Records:
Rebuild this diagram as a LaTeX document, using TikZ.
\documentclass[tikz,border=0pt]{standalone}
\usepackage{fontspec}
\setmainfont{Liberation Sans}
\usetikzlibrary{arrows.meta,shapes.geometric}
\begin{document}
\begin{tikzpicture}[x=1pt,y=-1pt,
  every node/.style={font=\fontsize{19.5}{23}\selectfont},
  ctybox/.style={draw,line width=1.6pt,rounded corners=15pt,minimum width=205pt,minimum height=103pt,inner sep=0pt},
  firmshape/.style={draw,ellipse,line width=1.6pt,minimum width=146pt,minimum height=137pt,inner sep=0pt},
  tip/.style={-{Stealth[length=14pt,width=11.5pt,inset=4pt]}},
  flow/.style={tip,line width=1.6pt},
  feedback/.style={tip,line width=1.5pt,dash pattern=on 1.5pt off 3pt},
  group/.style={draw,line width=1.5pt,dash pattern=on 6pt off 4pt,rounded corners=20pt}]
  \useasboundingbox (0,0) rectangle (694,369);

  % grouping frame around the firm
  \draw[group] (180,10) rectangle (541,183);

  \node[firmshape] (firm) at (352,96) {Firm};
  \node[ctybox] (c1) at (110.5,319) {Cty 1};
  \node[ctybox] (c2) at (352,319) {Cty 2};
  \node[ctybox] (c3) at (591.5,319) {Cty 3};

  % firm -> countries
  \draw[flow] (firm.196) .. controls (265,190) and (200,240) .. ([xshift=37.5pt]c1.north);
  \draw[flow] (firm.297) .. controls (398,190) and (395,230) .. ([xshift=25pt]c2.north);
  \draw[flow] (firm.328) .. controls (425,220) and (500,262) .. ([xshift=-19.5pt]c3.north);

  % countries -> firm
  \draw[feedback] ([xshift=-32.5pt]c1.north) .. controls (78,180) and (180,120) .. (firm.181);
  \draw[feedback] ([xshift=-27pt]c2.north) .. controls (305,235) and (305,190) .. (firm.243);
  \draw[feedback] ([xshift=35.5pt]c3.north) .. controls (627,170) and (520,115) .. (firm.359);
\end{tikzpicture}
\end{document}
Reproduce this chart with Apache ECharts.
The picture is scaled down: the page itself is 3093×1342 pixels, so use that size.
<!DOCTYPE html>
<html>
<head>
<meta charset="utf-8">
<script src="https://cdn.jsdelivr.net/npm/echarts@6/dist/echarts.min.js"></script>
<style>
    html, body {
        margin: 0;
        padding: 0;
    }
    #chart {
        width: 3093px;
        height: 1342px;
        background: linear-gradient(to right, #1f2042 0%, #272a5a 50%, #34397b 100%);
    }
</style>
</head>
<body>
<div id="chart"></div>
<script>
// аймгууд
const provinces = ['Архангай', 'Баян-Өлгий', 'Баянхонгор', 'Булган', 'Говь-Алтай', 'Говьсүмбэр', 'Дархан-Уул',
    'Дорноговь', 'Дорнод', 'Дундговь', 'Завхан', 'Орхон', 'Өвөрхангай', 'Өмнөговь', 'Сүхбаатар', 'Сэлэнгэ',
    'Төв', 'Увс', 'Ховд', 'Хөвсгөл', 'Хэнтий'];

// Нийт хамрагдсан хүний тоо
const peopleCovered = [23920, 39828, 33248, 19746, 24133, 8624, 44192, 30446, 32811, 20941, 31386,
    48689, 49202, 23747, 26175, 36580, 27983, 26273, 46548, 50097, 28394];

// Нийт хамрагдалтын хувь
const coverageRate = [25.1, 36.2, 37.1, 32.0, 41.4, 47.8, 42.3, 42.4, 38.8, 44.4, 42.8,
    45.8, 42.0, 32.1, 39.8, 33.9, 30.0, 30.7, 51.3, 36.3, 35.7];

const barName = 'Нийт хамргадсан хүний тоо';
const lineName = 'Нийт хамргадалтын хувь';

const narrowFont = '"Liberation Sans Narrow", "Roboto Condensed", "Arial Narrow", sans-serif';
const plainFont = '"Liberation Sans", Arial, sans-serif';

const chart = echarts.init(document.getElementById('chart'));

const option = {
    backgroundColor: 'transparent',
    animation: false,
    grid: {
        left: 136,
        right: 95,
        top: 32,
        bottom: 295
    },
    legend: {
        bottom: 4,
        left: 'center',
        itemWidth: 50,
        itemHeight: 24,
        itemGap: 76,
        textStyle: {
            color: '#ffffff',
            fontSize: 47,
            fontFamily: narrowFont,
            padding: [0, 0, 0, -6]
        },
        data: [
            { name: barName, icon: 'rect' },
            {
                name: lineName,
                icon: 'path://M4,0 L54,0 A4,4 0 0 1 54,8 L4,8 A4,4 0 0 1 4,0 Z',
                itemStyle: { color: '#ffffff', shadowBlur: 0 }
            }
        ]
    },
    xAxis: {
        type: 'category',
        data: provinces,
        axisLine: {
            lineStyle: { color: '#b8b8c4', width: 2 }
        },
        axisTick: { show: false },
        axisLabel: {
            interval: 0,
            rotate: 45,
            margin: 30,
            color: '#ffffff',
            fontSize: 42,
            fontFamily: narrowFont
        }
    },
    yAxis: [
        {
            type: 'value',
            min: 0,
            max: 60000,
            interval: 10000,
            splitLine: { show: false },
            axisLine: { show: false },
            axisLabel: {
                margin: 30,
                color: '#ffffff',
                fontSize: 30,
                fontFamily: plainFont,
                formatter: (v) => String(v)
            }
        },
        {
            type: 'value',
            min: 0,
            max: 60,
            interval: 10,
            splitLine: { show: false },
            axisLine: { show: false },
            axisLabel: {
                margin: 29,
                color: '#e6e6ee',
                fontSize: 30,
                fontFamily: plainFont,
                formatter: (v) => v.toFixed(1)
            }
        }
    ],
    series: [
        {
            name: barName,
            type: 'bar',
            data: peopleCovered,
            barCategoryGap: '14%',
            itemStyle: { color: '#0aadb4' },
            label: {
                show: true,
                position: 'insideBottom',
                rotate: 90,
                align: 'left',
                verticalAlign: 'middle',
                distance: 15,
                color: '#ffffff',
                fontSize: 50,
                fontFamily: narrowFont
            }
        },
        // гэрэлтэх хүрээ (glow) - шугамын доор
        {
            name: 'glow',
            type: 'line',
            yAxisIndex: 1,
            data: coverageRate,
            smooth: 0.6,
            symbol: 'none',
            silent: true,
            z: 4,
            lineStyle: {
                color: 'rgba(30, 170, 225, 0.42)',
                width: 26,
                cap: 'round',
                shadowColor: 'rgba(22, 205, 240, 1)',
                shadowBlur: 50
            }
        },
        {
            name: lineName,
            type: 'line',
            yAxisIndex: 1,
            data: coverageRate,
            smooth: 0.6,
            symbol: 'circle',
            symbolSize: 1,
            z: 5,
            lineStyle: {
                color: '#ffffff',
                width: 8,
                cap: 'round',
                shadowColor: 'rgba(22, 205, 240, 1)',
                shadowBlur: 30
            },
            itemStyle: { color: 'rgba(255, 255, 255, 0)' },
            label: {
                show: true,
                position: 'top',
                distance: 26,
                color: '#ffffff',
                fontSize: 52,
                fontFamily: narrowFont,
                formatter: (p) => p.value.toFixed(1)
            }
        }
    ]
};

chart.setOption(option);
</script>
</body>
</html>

● Required work: Your answer consists solely of the lines from the top of the records above through the line that contains "(c3) at (591.5,319)", each echoed exactly.

● Correct result:
Rebuild this diagram as a LaTeX document, using TikZ.
\documentclass[tikz,border=0pt]{standalone}
\usepackage{fontspec}
\setmainfont{Liberation Sans}
\usetikzlibrary{arrows.meta,shapes.geometric}
\begin{document}
\begin{tikzpicture}[x=1pt,y=-1pt,
  every node/.style={font=\fontsize{19.5}{23}\selectfont},
  ctybox/.style={draw,line width=1.6pt,rounded corners=15pt,minimum width=205pt,minimum height=103pt,inner sep=0pt},
  firmshape/.style={draw,ellipse,line width=1.6pt,minimum width=146pt,minimum height=137pt,inner sep=0pt},
  tip/.style={-{Stealth[length=14pt,width=11.5pt,inset=4pt]}},
  flow/.style={tip,line width=1.6pt},
  feedback/.style={tip,line width=1.5pt,dash pattern=on 1.5pt off 3pt},
  group/.style={draw,line width=1.5pt,dash pattern=on 6pt off 4pt,rounded corners=20pt}]
  \useasboundingbox (0,0) rectangle (694,369);

  % grouping frame around the firm
  \draw[group] (180,10) rectangle (541,183);

  \node[firmshape] (firm) at (352,96) {Firm};
  \node[ctybox] (c1) at (110.5,319) {Cty 1};
  \node[ctybox] (c2) at (352,319) {Cty 2};
  \node[ctybox] (c3) at (591.5,319) {Cty 3};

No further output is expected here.